I fear that with so much happening automatically around us, we will forget how to listen because there’s no need. This machine is attempting to disable the driver’s own power of observation. No wonder we become inattentive.

At the beginning of this year, I’d like to challenge you to do more listening. Maybe a good place to begin would be to realize, for instance, that your body is talking to you constantly. It probably has as many bells and whistles as your new Ford, and it sends you signals all the time as to how it’s doing. 

A twinge in your gut is a bell that you need to notice. An ache in a joint is a whistle reminding you to pay attention. Any degree of nausea is like the handbrake in your car being pulled automatically, stopping you in your tracks.

Just like in your automobile, if bells and whistles are going off in your body, you should be paying attention. It’s not the time to swallow some painkiller. It’s time to figure out why that body part is hurting.
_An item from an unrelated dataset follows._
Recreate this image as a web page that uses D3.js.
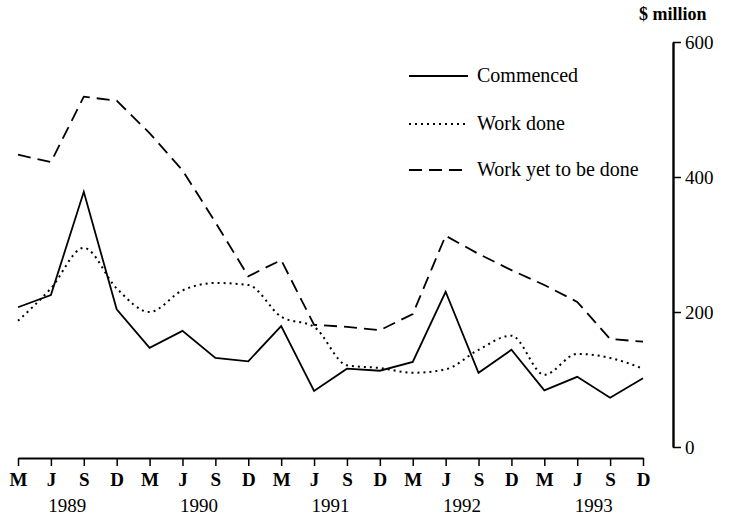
<!DOCTYPE html>
<html>
<head>
<meta charset="utf-8">
<script src="https://cdn.jsdelivr.net/npm/d3@7"></script>
<style>
  body { margin: 0; background: #fff; }
  svg text { font-family: "Liberation Serif", "DejaVu Serif", serif; fill: #000; }
</style>
</head>
<body>
<svg id="chart" width="747" height="519"></svg>
<script>
// quarters, March 1989 to December 1993
const months = ["M","J","S","D","M","J","S","D","M","J","S","D","M","J","S","D","M","J","S","D"];
const years = ["1989", "1990", "1991", "1992", "1993"];
const commenced = [207, 225, 378, 204, 147, 172, 132, 127, 179, 83, 116, 113, 126, 230, 110, 144, 84, 104, 73, 102];
const workDone = [187, 235, 295, 235, 200, 232, 243, 240, 193, 178, 121, 117, 110, 115, 144, 165, 107, 138, 132, 116];
const yetToDo = [433, 422, 519, 513, 465, 410, 333, 253, 277, 181, 178, 173, 197, 313, 286, 262, 240, 215, 160, 156];
const yTicks = [0, 200, 400, 600];

const svg = d3.select("#chart");

const x = d3.scaleLinear().domain([0, months.length - 1]).range([18, 643]);
const y = d3.scaleLinear().domain([0, 600]).range([447, 42]);

// bottom axis
const xAxis = svg.append("g")
    .attr("transform", "translate(0,458)")
    .call(d3.axisBottom(x)
        .tickValues(d3.range(months.length))
        .tickFormat(i => months[i])
        .tickSize(8)
        .tickSizeOuter(0));
xAxis.select(".domain").attr("stroke", "#000").attr("stroke-width", 1.8);
xAxis.selectAll(".tick line").attr("stroke", "#000").attr("stroke-width", 1.5);
xAxis.selectAll(".tick text")
    .attr("y", 15)
    .style("font-size", "19px")
    .style("font-weight", "bold")
    .style("font-family", "'Liberation Serif', serif");

// year labels, centred between J and S of each year
svg.append("g").selectAll("text")
    .data(years)
    .enter()
    .append("text")
    .attr("x", (d, i) => (x(i * 4 + 1) + x(i * 4 + 2)) / 2)
    .attr("y", 512)
    .attr("text-anchor", "middle")
    .style("font-size", "19px")
    .text(d => d);

// right axis
const yAxis = svg.append("g")
    .attr("transform", "translate(673,0)")
    .call(d3.axisRight(y)
        .tickValues(yTicks)
        .tickSize(8)
        .tickSizeOuter(0)
        .tickPadding(4));
yAxis.select(".domain").attr("stroke", "#000").attr("stroke-width", 2.4);
yAxis.selectAll(".tick line").attr("stroke", "#000").attr("stroke-width", 1.5);
yAxis.selectAll(".tick text")
    .style("font-size", "19px")
    .style("font-family", "'Liberation Serif', serif");

svg.append("text")
    .attr("x", 639)
    .attr("y", 20)
    .style("font-size", "18px")
    .style("font-weight", "bold")
    .text("$ million");

// series
const series = [
    { name: "Commenced", values: commenced, dash: null, curve: d3.curveLinear },
    { name: "Work done", values: workDone, dash: "2,4", curve: d3.curveMonotoneX },
    { name: "Work yet to be done", values: yetToDo, dash: "13,7", curve: d3.curveLinear }
];

series.forEach(s => {
    const line = d3.line()
        .x((d, i) => x(i))
        .y(d => y(d))
        .curve(s.curve);
    svg.append("path")
        .datum(s.values)
        .attr("fill", "none")
        .attr("stroke", "#000")
        .attr("stroke-width", s.dash === "2,4" ? 2 : 1.8)
        .attr("stroke-dasharray", s.dash)
        .attr("d", line);
});

// legend
const legend = svg.append("g");
const legendY = [76, 124, 170];
series.forEach((s, i) => {
    legend.append("line")
        .attr("x1", 409).attr("x2", 468)
        .attr("y1", legendY[i]).attr("y2", legendY[i])
        .attr("stroke", "#000")
        .attr("stroke-width", s.dash === "2,4" ? 2 : 1.8)
        .attr("stroke-dasharray", s.dash);
    legend.append("text")
        .attr("x", 477)
        .attr("y", legendY[i] + 6)
        .style("font-size", "20px")
        .text(s.name);
});
</script>
</body>
</html>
Your body is more magical than the most expensive vehicle you can buy with all its latest gadgets. If you listen to your body and correct your wrong action, your body, which is quite literally the vehicle that allows you to live on earth, can even repair itself.

Bet you don’t have a car that can do that — no matter how many bells and whistles it has.

If we practice listening to our bodies, maybe we’ll get better at listening to people we live with and our neighbors next door.

Practicing our listening skills on our friends and family would also help us listen more attentively to what’s happening in our community. 

I know, I know — there are so many kinds of uninformative, pesky bells and whistles going off these days that it makes it more and more difficult to discern what’s happening — even when it’s just another day in the country. Hang in there!